A way too literal interpretation of popular comic book heroes.


superman

garbage house superheroes

strength:In the early days of superman his strength is supposed to come from the high gravity on his home planet of krypton and then coming to the much lighter gravity of Earth he has this much greater strength - but come on - he was a baby. The only muscles you're using when you're a baby is your sphincter for crapping and your diaphragm for whining. You're a pile of goo when you're a little baby and the difference between being a pile of goo in high gravity or low gravity is negligible. no points for having muscles.

 
garbage house superheroes

cold: fortress of solitude - sure everyone needs their time alone but a goddamn ice palace in the arctic circle? Wearing nothing but some thin ass tights?
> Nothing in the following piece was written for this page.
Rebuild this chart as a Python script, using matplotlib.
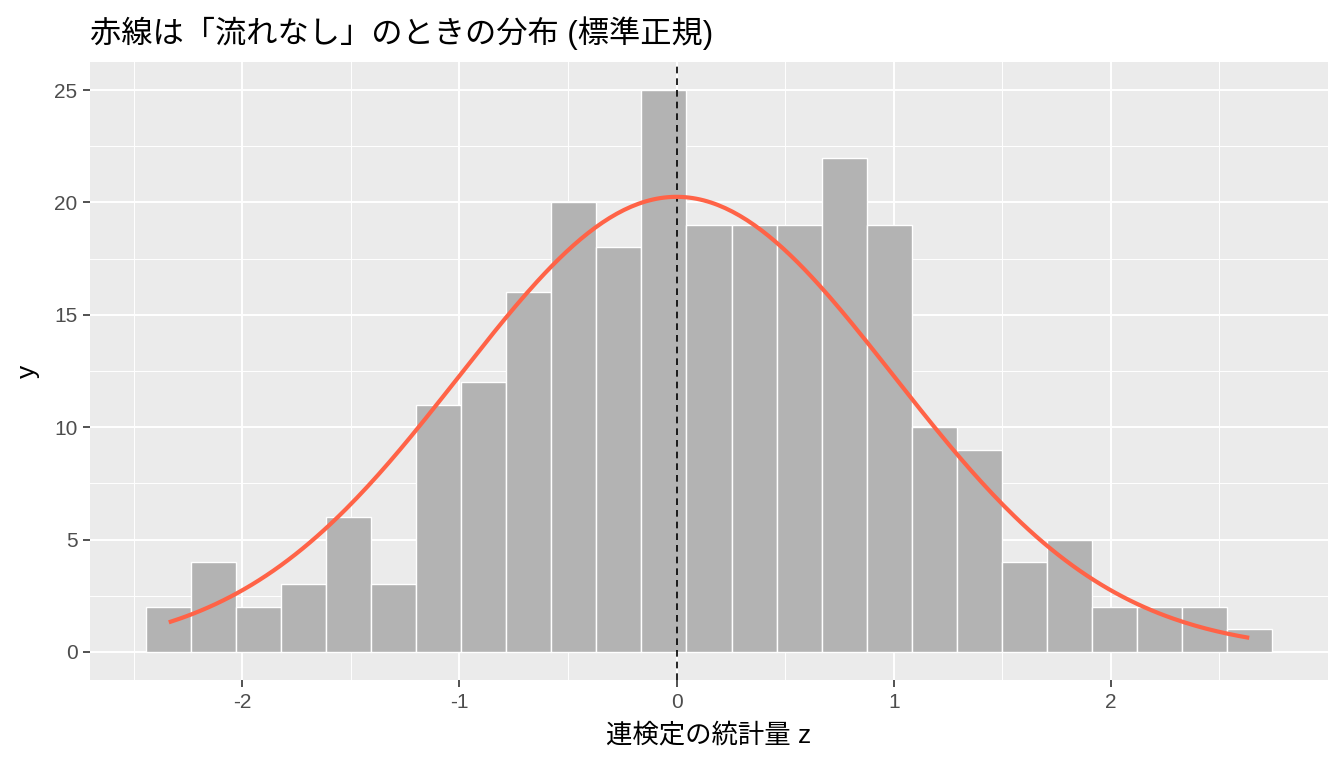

I think my balls trying to jump ship to try to go kill a walrus to get warm would distract me from my "alone" time. I keep half expecting some Stalinist work camp guard to come out of the ice frame with a bullwhip in one hand and a bowl of potato soup in the other. Why is he not hopping around like an Arab in Moscow? I gets replaced with "give me some fucking moon boots and a Finnish army ski team uniform." No points for not being temperature sensitive.

 

wonder woman

lasso: If wonder woman was so gung ho on protecting the rights of the innocent why was this thing not used more often? let's see - a rope that forces whoever in it's grasp to tell the truth. First I'd wrap it around Tom Cruise to get him to admit he likes Hot Karl's in men's bathrooms then I'd get Spielberg to admit he's only made two good movies and the rest are shit. Seems like the courts could use this gizmo to help out or incarcerate people. Or imagine some poor guy who has been on death row for 9 years cause some pigs needed to act quick to close a case. Yeah - I think that rope would make his day.

   
garbage house superheroes

clothes: everytime this chick spun around her clothes burned off revealing what should have been our National Woman's Volleyball Team's uniform. I know I personally do not enjoy shopping for clothes that much as it is, let alone if 2 or 3 times a week I spun around and my jeans spontaneously combusted. And I know girls bitch about how much bras cost - half of her salary must have gone towards replacing incinerated bras.

 

spiderman

climbing: Ok, color me wacky here but when Peter Parker got bitten by the radioactive spider - he inherited the properties of it. Now this leads me to believe that he himself - as in butt ass naked - had these properties. When he puts on a pair of old school Van's, some old shitkicker boots, or his spiderman uniform, the power of his "naked" feet or hands to provide climbing skills is nullified. Go ahead and try it kids. Go find a daddy long leg and put some Nike's on its feet. If that thing can still climb walls contact the people at Guiness immediately.

   

flagpoles: I don't know what it was with spiderman's town but they had more flagpoles than 10 United Nations headquarters put together. Oddly enough there never were any flags on these poles - just convenient grips for spiderman to grab onto after the green goblin slapped his ass off his rocket scooter at 1000 feet.

   

flash

garbage house superheroes

brain: Considering your average american can't even say "A skunk sat on a stump and thunk the stump stunk, but the stump thunk the skunk stunk" without steam pouring out their ears, I find it hard to believe the flash could run so fast and compute all the visual information at an equal or quicker pace than his moving limbs. Unless this guy was some asian prodigy who could spit out pi to the 67,582th decimal point while simultaneously trouncing 16 players at the World Quake III championships I don't think he'd make it 200 meters at his typical foot speed without running into the side of a bus like a distracted Chris Farley.

   
garbage house superheroes

thirst: Ok, how many times have we seen the flash running like 450mph for like 800 miles to do some deed of justice? Or even a typical high speed bullet dodge or the old "appear everywhere" trick to confuse the opponent as to his real position. Yet after every one of these exercise I've never once seen the flash slam a 64oz Gatorade. If I run from my apartment to my mailbox and back and I'll need to have fluids replenished intravenously yet this dude jogs to Sri Lanka and buys some extra salty corn nuts when he arrives.